Raw data:
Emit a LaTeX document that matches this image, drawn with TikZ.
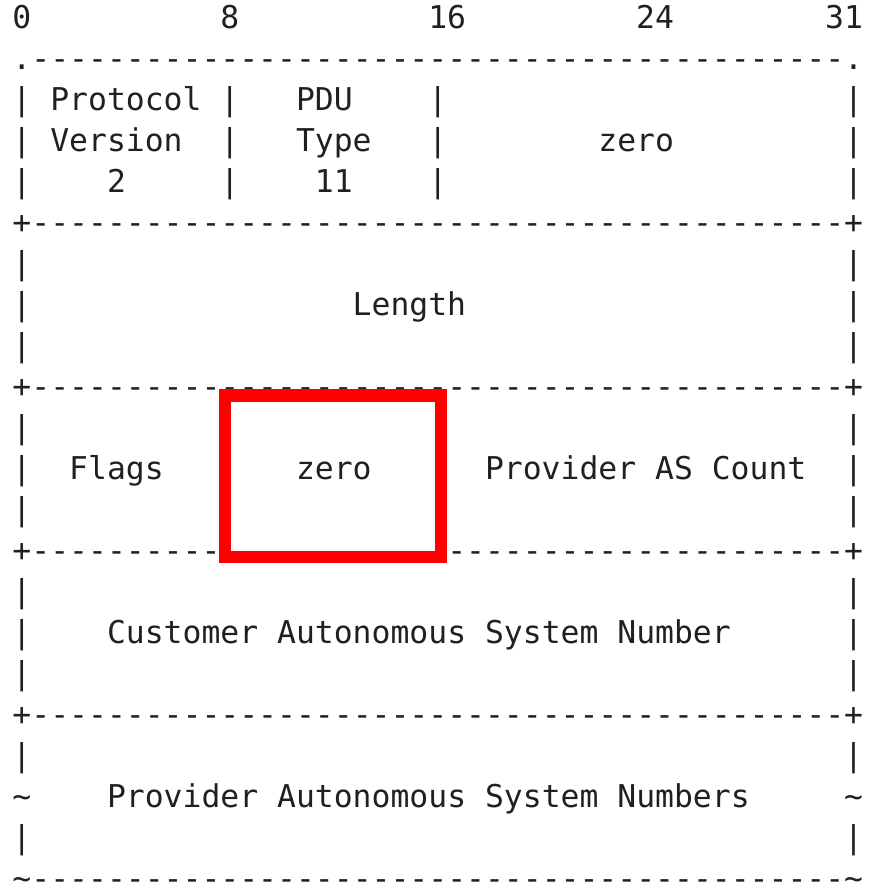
\documentclass[tikz,border=0pt]{standalone}
\usepackage{fontspec}
\setmonofont{DejaVu Sans Mono}
\definecolor{ink}{HTML}{202020}
\definecolor{mark}{HTML}{FF0000}
% one character cell of the ASCII layout: 18.9pt wide, 41pt high
\newcommand\asc[4]{\node[ascii] (#1) at ({12.5+#3*18.9},{28.5+#2*41}) {#4};}
\newcommand\dashrun{-------------------------------------------}
\begin{document}
\begin{tikzpicture}[x=1pt,y=-1pt,
  ascii/.style={anchor=base west, inner sep=0pt, outer sep=0pt,
    font=\ttfamily\fontsize{31.4}{31.4}\selectfont, text=ink},
  markbox/.style={draw=mark, line width=12.5pt, inner sep=0pt, outer sep=0pt}]
\useasboundingbox (0,0) rectangle (871,886);

% bit ruler
\asc{b0}{0}{0}{0}
\asc{b8}{0}{11}{8}
\asc{b16}{0}{22}{16}
\asc{b24}{0}{33}{24}
\asc{b31}{0}{43}{31}

% horizontal separators
\asc{top}{1}{0}{.\dashrun.}
\asc{sepA}{5}{0}{+\dashrun+}
\asc{sepB}{9}{0}{+\dashrun+}
\asc{sepC}{13}{0}{+\dashrun+}
\asc{sepD}{17}{0}{+\dashrun+}
\asc{bottom}{21}{0}{\textasciitilde\dashrun\textasciitilde}

% outer side bars
\foreach \r in {2,3,4,6,7,8,10,11,12,14,15,16,18,20}{
  \asc{l\r}{\r}{0}{|}
  \asc{r\r}{\r}{44}{|}
}
\asc{l19}{19}{0}{\textasciitilde}
\asc{r19}{19}{44}{\textasciitilde}

% first word: version, type, zero
\foreach \r in {2,3,4}{
  \asc{m\r}{\r}{11}{|}
  \asc{n\r}{\r}{22}{|}
}
\asc{proto}{2}{2}{Protocol}
\asc{version}{3}{2}{Version}
\asc{vnum}{4}{5}{2}
\asc{pdu}{2}{15}{PDU}
\asc{type}{3}{15}{Type}
\asc{tnum}{4}{16}{11}
\asc{zeroA}{3}{31}{zero}

% length word
\asc{length}{7}{18}{Length}

% flags word
\asc{flags}{11}{3}{Flags}
\asc{zeroB}{11}{15}{zero}
\asc{count}{11}{25}{Provider AS Count}

% AS numbers
\asc{cust}{15}{5}{Customer Autonomous System Number}
\asc{prov}{19}{5}{Provider Autonomous System Numbers}

% highlight round the reserved field
\node[markbox, minimum width=216pt, minimum height=161.5pt] (hl) at (333,476.25) {};
\end{tikzpicture}
\end{document}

Aim:
Make an exact reproduction of the listing above, without any pictures.

Result of this task:
Emit a LaTeX document that matches this image, drawn with TikZ.
\documentclass[tikz,border=0pt]{standalone}
\usepackage{fontspec}
\setmonofont{DejaVu Sans Mono}
\definecolor{ink}{HTML}{202020}
\definecolor{mark}{HTML}{FF0000}
% one character cell of the ASCII layout: 18.9pt wide, 41pt high
\newcommand\asc[4]{\node[ascii] (#1) at ({12.5+#3*18.9},{28.5+#2*41}) {#4};}
\newcommand\dashrun{-------------------------------------------}
\begin{document}
\begin{tikzpicture}[x=1pt,y=-1pt,
  ascii/.style={anchor=base west, inner sep=0pt, outer sep=0pt,
    font=\ttfamily\fontsize{31.4}{31.4}\selectfont, text=ink},
  markbox/.style={draw=mark, line width=12.5pt, inner sep=0pt, outer sep=0pt}]
\useasboundingbox (0,0) rectangle (871,886);

% bit ruler
\asc{b0}{0}{0}{0}
\asc{b8}{0}{11}{8}
\asc{b16}{0}{22}{16}
\asc{b24}{0}{33}{24}
\asc{b31}{0}{43}{31}

% horizontal separators
\asc{top}{1}{0}{.\dashrun.}
\asc{sepA}{5}{0}{+\dashrun+}
\asc{sepB}{9}{0}{+\dashrun+}
\asc{sepC}{13}{0}{+\dashrun+}
\asc{sepD}{17}{0}{+\dashrun+}
\asc{bottom}{21}{0}{\textasciitilde\dashrun\textasciitilde}

% outer side bars
\foreach \r in {2,3,4,6,7,8,10,11,12,14,15,16,18,20}{
  \asc{l\r}{\r}{0}{|}
  \asc{r\r}{\r}{44}{|}
}
\asc{l19}{19}{0}{\textasciitilde}
\asc{r19}{19}{44}{\textasciitilde}

% first word: version, type, zero
\foreach \r in {2,3,4}{
  \asc{m\r}{\r}{11}{|}
  \asc{n\r}{\r}{22}{|}
}
\asc{proto}{2}{2}{Protocol}
\asc{version}{3}{2}{Version}
\asc{vnum}{4}{5}{2}
\asc{pdu}{2}{15}{PDU}
\asc{type}{3}{15}{Type}
\asc{tnum}{4}{16}{11}
\asc{zeroA}{3}{31}{zero}

% length word
\asc{length}{7}{18}{Length}

% flags word
\asc{flags}{11}{3}{Flags}
\asc{zeroB}{11}{15}{zero}
\asc{count}{11}{25}{Provider AS Count}

% AS numbers
\asc{cust}{15}{5}{Customer Autonomous System Number}
\asc{prov}{19}{5}{Provider Autonomous System Numbers}

% highlight round the reserved field
\node[markbox, minimum width=216pt, minimum height=161.5pt] (hl) at (333,476.25) {};
\end{tikzpicture}
\end{document}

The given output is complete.